> **Exercise aim**: Transcribe every line from the top down to the line with "import pandas as pd", both ends included, but not the pictures.

——————————

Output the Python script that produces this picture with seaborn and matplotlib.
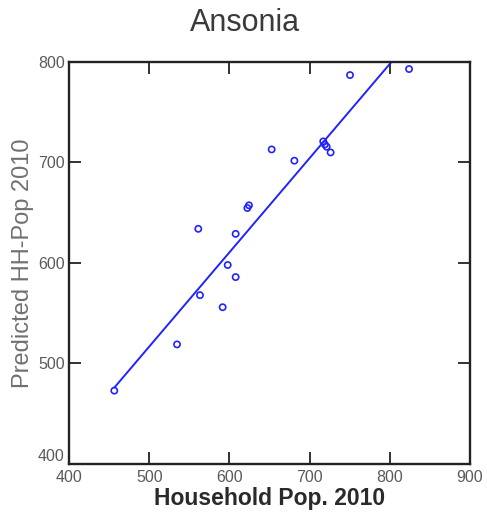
import matplotlib
matplotlib.use("Agg")
import matplotlib.pyplot as plt
import seaborn as sns
import pandas as pd

# Data
household_pop = [456.5, 534.7, 561.2, 563.3, 591.6, 597.9, 607.8, 607.8, 622.4, 624.4,
                 652.7, 681.0, 717.0, 719.0, 721.3, 726.2, 750.4, 824.0]
predicted_pop = [473.0, 519.0, 634.0, 568.0, 556.0, 598.0, 586.0, 629.0, 654.7, 657.4,
                 713.0, 701.8, 721.0, 718.0, 715.7, 710.0, 787.0, 793.0]
fit_x = [456.5, 802.0]
fit_y = [476.0, 800.0]
x_ticks = [400, 500, 600, 700, 800, 900]
y_ticks = [400, 500, 600, 700, 800]

sns.set_theme(style="white")
plt.rcParams['font.family'] = ['Liberation Sans', 'DejaVu Sans']

df = pd.DataFrame({"x": household_pop, "y": predicted_pop})
line_df = pd.DataFrame({"x": fit_x, "y": fit_y})

fig = plt.figure(figsize=(4.87, 5.21), dpi=100)
ax = fig.add_axes([69/487, 1 - 464/521, (470 - 69)/487, (464 - 62)/521])

sns.lineplot(data=line_df, x="x", y="y", ax=ax, color="#2222ff", linewidth=1.4)
sns.scatterplot(data=df, x="x", y="y", ax=ax, marker="o", s=20,
                facecolors="none", edgecolor="#2222ff", linewidth=1.2, zorder=3)

ax.set_xlim(400, 900)
ax.set_ylim(400, 800)
ax.set_xticks(x_ticks)
ax.set_yticks(y_ticks)
ax.set_xticklabels([str(t) for t in x_ticks])
ax.set_yticklabels([str(t) for t in y_ticks])

ax.tick_params(axis="both", which="major", direction="in", length=8.5, width=1.3,
               colors="#222222", labelcolor="#5a5a5a", labelsize=11.5,
               top=True, right=True, left=True, bottom=True)
ax.tick_params(axis="x", pad=4)
ax.tick_params(axis="y", pad=3)
for lab in ax.get_yticklabels():
    if lab.get_text() == "400":
        lab.set_va("bottom")

for sp in ax.spines.values():
    sp.set_visible(True)
    sp.set_color("#222222")
    sp.set_linewidth(1.7)

ax.set_xlabel("Household Pop. 2010", fontsize=16.5, fontweight="bold", color="#2a2a2a", labelpad=2)
ax.set_ylabel("Predicted HH-Pop 2010", fontsize=17, color="#707070", labelpad=3)
fig.text(245/487, 1 - 23/521, "Ansonia", ha="center", va="center", fontsize=22, color="#3a3a3a")

ax.grid(False)
fig.savefig("out.png", dpi=100, facecolor="white")
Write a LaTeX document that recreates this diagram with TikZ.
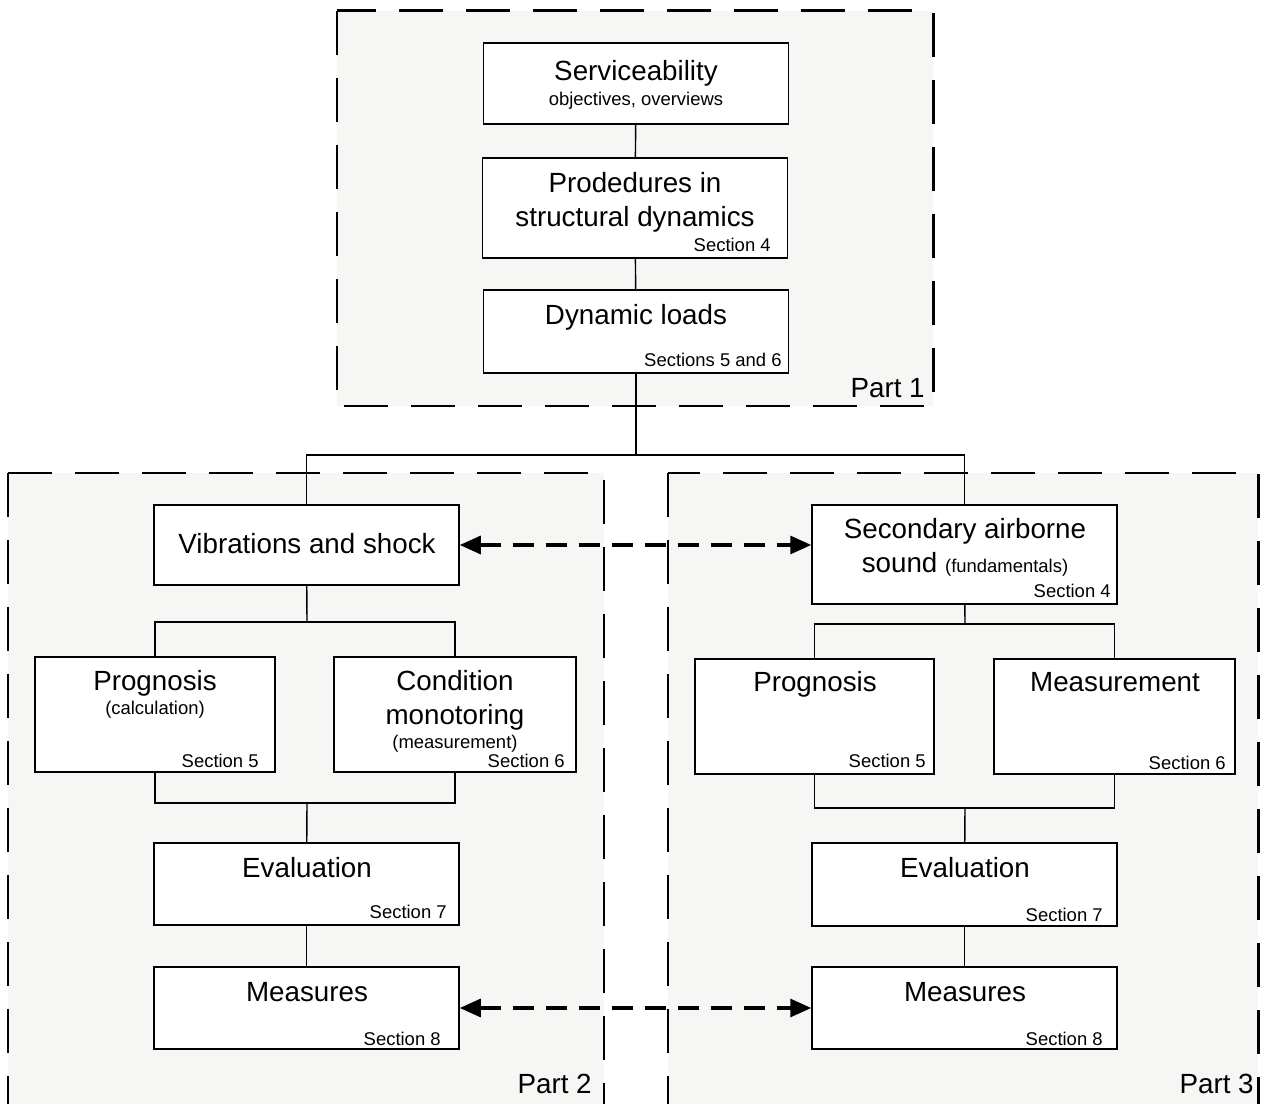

——————————

> **Response to this exercise**:
Output the Python script that produces this picture with seaborn and matplotlib.
import matplotlib
matplotlib.use("Agg")
import matplotlib.pyplot as plt
import seaborn as sns
import pandas as pd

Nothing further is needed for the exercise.